Manson, and those that view the Pope's visit through the same prism, have to know that.  I suspect they know, but don't care.  They don't really care what happens to the conservatives that would bolt and go to the barricades over these changes.  Whether or not Pope Francis could keep the conservatives on the boat at the present time if he embraced their agenda doesn't matter; they just want to beat the conservatives, and use Pope Francis as a tool to do it.

And it is here that James Alison's comment from in his essay "Human Sexuality . . . or Ecclesial Discourse?" is so important:

I want to say, as a Catholic: never, ever let go of your fundamentalists if you wish to stay at the party. It is of course terribly dangerous for them to be left to a world of their own creating. But it is no less dangerous for those who do not share their expressed opinions to leave them. Because we are almost invariably run by the same patterns of desire and so forth, but displaced onto something else.

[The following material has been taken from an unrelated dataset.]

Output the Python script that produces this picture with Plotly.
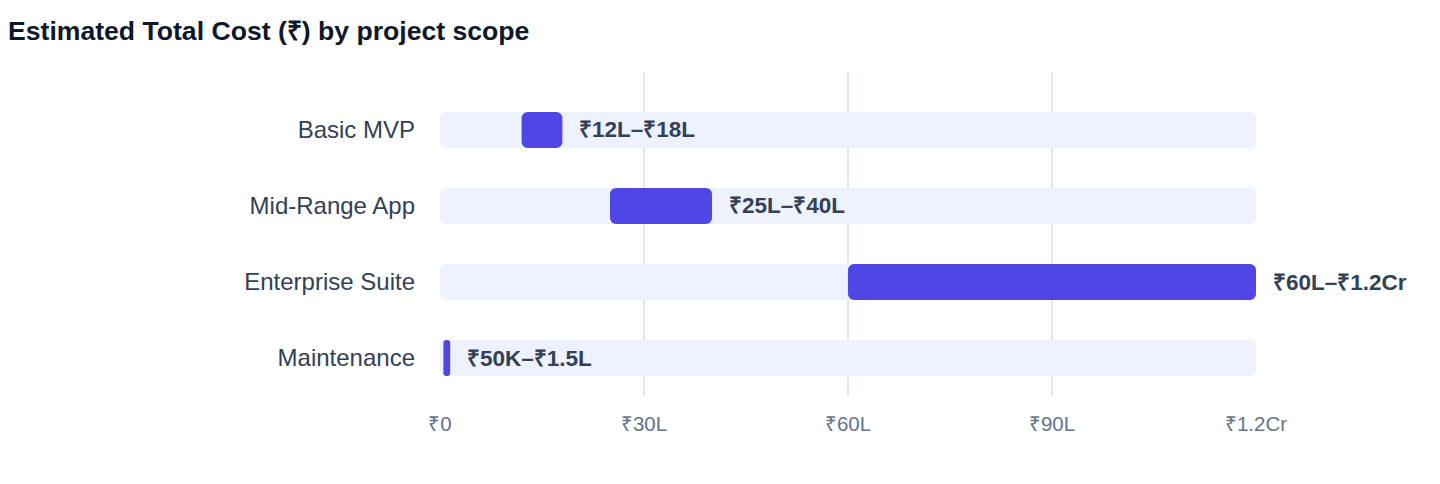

Declaring that Pope Francis's visit to the United States is worthless from a progressive standpoint is a fundamentalist position; it is a different side of the same coin from complaining that Pope Francis has not vocalized the word "abortion" enough.  It is motivated by the hope that if we just get rid of these inconvenient others that have different views than we do, everything will be swell.  As such, you will accept no half measures.  That's the definition of fundamentalism.

I am persuaded by Alison that Pope Francis, and every Pope, has the responsibility first and foremost in trying to keep everyone on the boat and in the party that is the Catholic Church.  He cannot simply tell the conservatives to get over it or pound sand.  He would be abrogating the fundamental task he has been assigned.  So, he has to give something to everyone.  Right now, I think we are running at no worse than 80/20 on the progressive side, but that 20% on the other side is the price for keeping the conservatives on board.  The hope is that by keeping them on board, they can slowly and gradually loosen the death grip they have on certain idols, particularly as it relates to sex and gender.  Or, maybe we need to loosen our grip on some idols.  Or maybe (and more likely) both.

Look, maybe it won't work.  Maybe we are headed for a split.  It has happened before.  If that dread and terrible day comes, I will stand on the side of Jamie Manson's of the world, no doubt.  But Pope Francis has to try to prevent that split from coming to pass, and I am not going to criticize him for doing his job.

He is not Green Lantern.  He cannot simply will things to be the way we might want them to be and make it so.